### Exercise task
Return every line of the records below verbatim, with no pictures in the copy.

### Material for this exercise

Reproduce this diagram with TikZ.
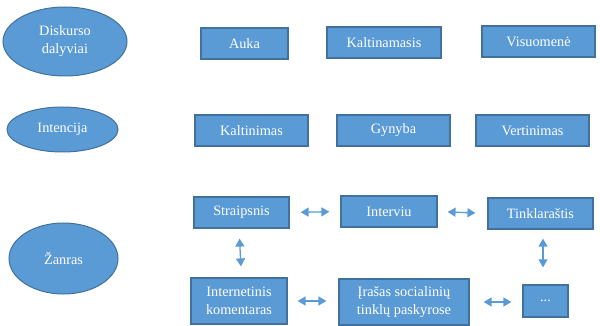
\documentclass[tikz,border=0pt]{standalone}
\usepackage{fontspec}
\setmainfont{Liberation Serif}
\usetikzlibrary{shapes.geometric,arrows.meta}
\definecolor{offblue}{HTML}{5B9BD5}
\definecolor{offedge}{HTML}{41719C}
\tikzset{
  lvl/.style={ellipse,fill=offblue,draw=offedge,line width=1pt,inner sep=0pt,text=white,align=center},
  item/.style={rectangle,fill=offblue,draw=offedge,line width=1.2pt,inner sep=0pt,text=white,align=center,minimum height=31pt},
  link/.style={draw=offblue,line width=1.3pt,{Triangle[length=8pt,width=9pt]}-{Triangle[length=8pt,width=9pt]}}
}

\begin{document}
\begin{tikzpicture}[x=1pt,y=-1pt,every node/.style={font=\fontsize{14.3}{18}\selectfont}]
  \clip (0,0) rectangle (600,326);
  % kairysis stulpelis
  \node[lvl,minimum width=124pt,minimum height=69pt] (dalyv) at (65,41.5) {Diskurso\\dalyviai};
  \node[lvl,minimum width=111pt,minimum height=45pt] (intenc) at (62.5,129.5) {Intencija};
  \node[lvl,minimum width=109pt,minimum height=71pt] (zanras) at (63.5,258.5) {Žanras};
  % dalyviai
  \node[item,minimum width=87pt] (auka) at (244.5,43.5) {Auka};
  \node[item,minimum width=114pt] (kaltin) at (384,42.5) {Kaltinamasis};
  \node[item,minimum width=113pt] (visuom) at (538.5,41.5) {Visuomenė};
  % intencijos
  \node[item,minimum width=113pt] (kaltinimas) at (251.5,130.5) {Kaltinimas};
  \node[item,minimum width=113pt] (gynyba) at (393.5,130.5) {Gynyba};
  \node[item,minimum width=113pt] (vertin) at (532.5,130.5) {Vertinimas};
  % žanrai
  \node[item,minimum width=95pt] (straips) at (241.5,212.5) {Straipsnis};
  \node[item,minimum width=96pt] (interv) at (389,211.5) {Interviu};
  \node[item,minimum width=105pt] (tinkl) at (540.5,213.5) {Tinklaraštis};
  \node[item,minimum width=96pt,minimum height=46pt] (koment) at (239,301) {Internetinis\\komentaras};
  \node[item,minimum width=130pt,minimum height=46pt] (irasas) at (404,302) {Įrašas socialinių\\tinklų paskyrose};
  \node[item,minimum width=45pt,minimum height=32pt] (kita) at (545.5,301) {...};
  % ryšiai
  \draw[link,shorten <=11pt,shorten >=11pt] (straips.east) -- (interv.west);
  \draw[link,shorten <=10pt,shorten >=12pt] (interv.east) -- (tinkl.west);
  \draw[link,shorten <=10pt,shorten >=11pt] ([xshift=-2.5pt]straips.south) -- (straips.south |- koment.north);
  \draw[link,shorten <=9pt,shorten >=17pt] ([xshift=2.5pt]tinkl.south) -- ([xshift=-2.5pt]kita.north);
  \draw[link,shorten <=10pt,shorten >=12pt] (koment.east) -- (koment.east -| irasas.west);
  \draw[link,shorten <=14pt,shorten >=11pt] (irasas.east) -- (irasas.east -| kita.west);
\end{tikzpicture}
\end{document}
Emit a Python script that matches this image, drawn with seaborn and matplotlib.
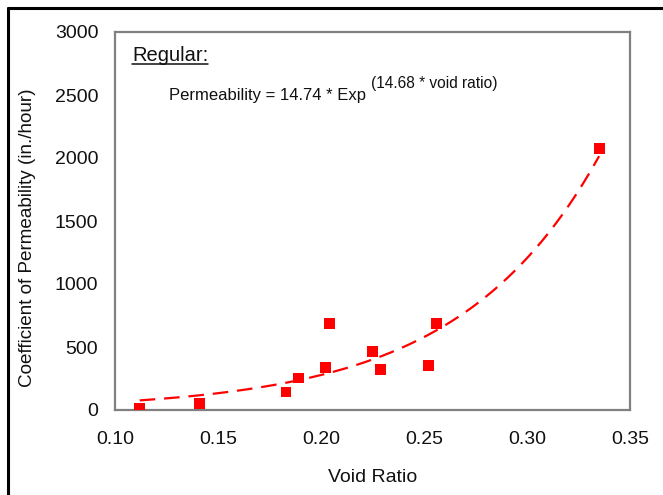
import numpy as np
import pandas as pd
import seaborn as sns
import matplotlib.pyplot as plt
from matplotlib.lines import Line2D

# measured points
void_ratio = [0.112, 0.141, 0.183, 0.189, 0.202, 0.204, 0.225, 0.229, 0.252, 0.256, 0.335]
permeability = [10, 50, 143, 254, 336, 683, 466, 320, 352, 683, 2077]

# exponential fit shown on the chart
fit_a = 14.74
fit_b = 14.68

x_ticks = [0.10, 0.15, 0.20, 0.25, 0.30, 0.35]
y_ticks = [0, 500, 1000, 1500, 2000, 2500, 3000]

sns.set_style('white')
plt.rcParams['font.family'] = ['Liberation Sans', 'DejaVu Sans']

df = pd.DataFrame({'void': void_ratio, 'perm': permeability})
fit_x = np.linspace(min(void_ratio), max(void_ratio), 200)
fit_df = pd.DataFrame({'void': fit_x, 'perm': fit_a * np.exp(fit_b * fit_x)})

W, H = 663, 495
fig = plt.figure(figsize=(W / 100, H / 100), dpi=100)
ax = fig.add_axes([115 / W, 1 - 410 / H, (630 - 115) / W, (410 - 32) / H])

sns.lineplot(data=fit_df, x='void', y='perm', ax=ax, color='#ff0000',
             lw=1.6, dashes=False, linestyle=(0, (7, 4)))
sns.scatterplot(data=df, x='void', y='perm', ax=ax, marker='s', color='#ff0000',
                s=62, edgecolor='none', zorder=3)

ax.set_xlim(0.10, 0.35)
ax.set_ylim(0, 3000)
ax.set_xticks(x_ticks)
ax.set_xticklabels([f'{t:.2f}' for t in x_ticks])
ax.set_yticks(y_ticks)
ax.tick_params(axis='both', direction='out', length=5, width=1.5, color='#808080',
               labelsize=14, labelcolor='#111111', pad=4)
ax.tick_params(axis='x', pad=10)
ax.tick_params(axis='y', pad=7)
for s in ax.spines.values():
    s.set_visible(True)
    s.set_color('#808080')
    s.set_linewidth(1.6)

ax.set_xlabel('Void Ratio', fontsize=14, color='#111111')
ax.set_ylabel('Coefficient of Permeability (in./hour)', fontsize=13.6, color='#111111')
ax.xaxis.set_label_coords((373 - 115) / (630 - 115), -(478 - 410) / (410 - 32))
ax.yaxis.set_label_coords(-(115 - 28) / (630 - 115), (410 - 238) / (410 - 32))
ax.xaxis.label.set_va('center')
ax.yaxis.label.set_va('center')

# annotation text
t_reg = fig.text(132 / W, 1 - 61 / H, 'Regular:', fontsize=14.5, color='#111111', va='baseline')
fig.text(169 / W, 1 - 100 / H, 'Permeability = 14.74 * Exp', fontsize=12,
         color='#111111', va='baseline')
fig.text(371 / W, 1 - 88 / H, '(14.68 * void ratio)', fontsize=11.2,
         color='#111111', va='baseline')

fig.canvas.draw()
bb = t_reg.get_window_extent()
fig.add_artist(Line2D([bb.x0 / W, bb.x1 / W], [1 - 64 / H, 1 - 64 / H],
                      color='#111111', lw=1.1, transform=fig.transFigure))

# outer frame (left and top edges)
fig.add_artist(Line2D([8 / W, 8 / W], [0, 1 - 8 / H], color='black', lw=2.2,
                      transform=fig.transFigure))
fig.add_artist(Line2D([8 / W, 1], [1 - 8 / H, 1 - 8 / H], color='black', lw=2.2,
                      transform=fig.transFigure))

fig.savefig('out.png', dpi=100, facecolor='white')
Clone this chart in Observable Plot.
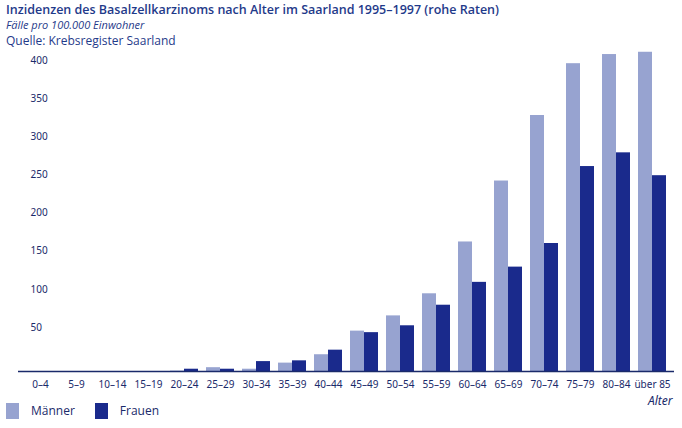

### Response to the task
Reproduce this diagram with TikZ.
\documentclass[tikz,border=0pt]{standalone}
\usepackage{fontspec}
\setmainfont{Liberation Serif}
\usetikzlibrary{shapes.geometric,arrows.meta}
\definecolor{offblue}{HTML}{5B9BD5}
\definecolor{offedge}{HTML}{41719C}
\tikzset{
  lvl/.style={ellipse,fill=offblue,draw=offedge,line width=1pt,inner sep=0pt,text=white,align=center},
  item/.style={rectangle,fill=offblue,draw=offedge,line width=1.2pt,inner sep=0pt,text=white,align=center,minimum height=31pt},
  link/.style={draw=offblue,line width=1.3pt,{Triangle[length=8pt,width=9pt]}-{Triangle[length=8pt,width=9pt]}}
}

\begin{document}
\begin{tikzpicture}[x=1pt,y=-1pt,every node/.style={font=\fontsize{14.3}{18}\selectfont}]
  \clip (0,0) rectangle (600,326);
  % kairysis stulpelis
  \node[lvl,minimum width=124pt,minimum height=69pt] (dalyv) at (65,41.5) {Diskurso\\dalyviai};
  \node[lvl,minimum width=111pt,minimum height=45pt] (intenc) at (62.5,129.5) {Intencija};
  \node[lvl,minimum width=109pt,minimum height=71pt] (zanras) at (63.5,258.5) {Žanras};
  % dalyviai
  \node[item,minimum width=87pt] (auka) at (244.5,43.5) {Auka};
  \node[item,minimum width=114pt] (kaltin) at (384,42.5) {Kaltinamasis};
  \node[item,minimum width=113pt] (visuom) at (538.5,41.5) {Visuomenė};
  % intencijos
  \node[item,minimum width=113pt] (kaltinimas) at (251.5,130.5) {Kaltinimas};
  \node[item,minimum width=113pt] (gynyba) at (393.5,130.5) {Gynyba};
  \node[item,minimum width=113pt] (vertin) at (532.5,130.5) {Vertinimas};
  % žanrai
  \node[item,minimum width=95pt] (straips) at (241.5,212.5) {Straipsnis};
  \node[item,minimum width=96pt] (interv) at (389,211.5) {Interviu};
  \node[item,minimum width=105pt] (tinkl) at (540.5,213.5) {Tinklaraštis};
  \node[item,minimum width=96pt,minimum height=46pt] (koment) at (239,301) {Internetinis\\komentaras};
  \node[item,minimum width=130pt,minimum height=46pt] (irasas) at (404,302) {Įrašas socialinių\\tinklų paskyrose};
  \node[item,minimum width=45pt,minimum height=32pt] (kita) at (545.5,301) {...};
  % ryšiai
  \draw[link,shorten <=11pt,shorten >=11pt] (straips.east) -- (interv.west);
  \draw[link,shorten <=10pt,shorten >=12pt] (interv.east) -- (tinkl.west);
  \draw[link,shorten <=10pt,shorten >=11pt] ([xshift=-2.5pt]straips.south) -- (straips.south |- koment.north);
  \draw[link,shorten <=9pt,shorten >=17pt] ([xshift=2.5pt]tinkl.south) -- ([xshift=-2.5pt]kita.north);
  \draw[link,shorten <=10pt,shorten >=12pt] (koment.east) -- (koment.east -| irasas.west);
  \draw[link,shorten <=14pt,shorten >=11pt] (irasas.east) -- (irasas.east -| kita.west);
\end{tikzpicture}
\end{document}
Emit a Python script that matches this image, drawn with seaborn and matplotlib.
import numpy as np
import pandas as pd
import seaborn as sns
import matplotlib.pyplot as plt
from matplotlib.lines import Line2D

# measured points
void_ratio = [0.112, 0.141, 0.183, 0.189, 0.202, 0.204, 0.225, 0.229, 0.252, 0.256, 0.335]
permeability = [10, 50, 143, 254, 336, 683, 466, 320, 352, 683, 2077]

# exponential fit shown on the chart
fit_a = 14.74
fit_b = 14.68

x_ticks = [0.10, 0.15, 0.20, 0.25, 0.30, 0.35]
y_ticks = [0, 500, 1000, 1500, 2000, 2500, 3000]

sns.set_style('white')
plt.rcParams['font.family'] = ['Liberation Sans', 'DejaVu Sans']

df = pd.DataFrame({'void': void_ratio, 'perm': permeability})
fit_x = np.linspace(min(void_ratio), max(void_ratio), 200)
fit_df = pd.DataFrame({'void': fit_x, 'perm': fit_a * np.exp(fit_b * fit_x)})

W, H = 663, 495
fig = plt.figure(figsize=(W / 100, H / 100), dpi=100)
ax = fig.add_axes([115 / W, 1 - 410 / H, (630 - 115) / W, (410 - 32) / H])

sns.lineplot(data=fit_df, x='void', y='perm', ax=ax, color='#ff0000',
             lw=1.6, dashes=False, linestyle=(0, (7, 4)))
sns.scatterplot(data=df, x='void', y='perm', ax=ax, marker='s', color='#ff0000',
                s=62, edgecolor='none', zorder=3)

ax.set_xlim(0.10, 0.35)
ax.set_ylim(0, 3000)
ax.set_xticks(x_ticks)
ax.set_xticklabels([f'{t:.2f}' for t in x_ticks])
ax.set_yticks(y_ticks)
ax.tick_params(axis='both', direction='out', length=5, width=1.5, color='#808080',
               labelsize=14, labelcolor='#111111', pad=4)
ax.tick_params(axis='x', pad=10)
ax.tick_params(axis='y', pad=7)
for s in ax.spines.values():
    s.set_visible(True)
    s.set_color('#808080')
    s.set_linewidth(1.6)

ax.set_xlabel('Void Ratio', fontsize=14, color='#111111')
ax.set_ylabel('Coefficient of Permeability (in./hour)', fontsize=13.6, color='#111111')
ax.xaxis.set_label_coords((373 - 115) / (630 - 115), -(478 - 410) / (410 - 32))
ax.yaxis.set_label_coords(-(115 - 28) / (630 - 115), (410 - 238) / (410 - 32))
ax.xaxis.label.set_va('center')
ax.yaxis.label.set_va('center')

# annotation text
t_reg = fig.text(132 / W, 1 - 61 / H, 'Regular:', fontsize=14.5, color='#111111', va='baseline')
fig.text(169 / W, 1 - 100 / H, 'Permeability = 14.74 * Exp', fontsize=12,
         color='#111111', va='baseline')
fig.text(371 / W, 1 - 88 / H, '(14.68 * void ratio)', fontsize=11.2,
         color='#111111', va='baseline')

fig.canvas.draw()
bb = t_reg.get_window_extent()
fig.add_artist(Line2D([bb.x0 / W, bb.x1 / W], [1 - 64 / H, 1 - 64 / H],
                      color='#111111', lw=1.1, transform=fig.transFigure))

# outer frame (left and top edges)
fig.add_artist(Line2D([8 / W, 8 / W], [0, 1 - 8 / H], color='black', lw=2.2,
                      transform=fig.transFigure))
fig.add_artist(Line2D([8 / W, 1], [1 - 8 / H, 1 - 8 / H], color='black', lw=2.2,
                      transform=fig.transFigure))

fig.savefig('out.png', dpi=100, facecolor='white')
Clone this chart in Observable Plot.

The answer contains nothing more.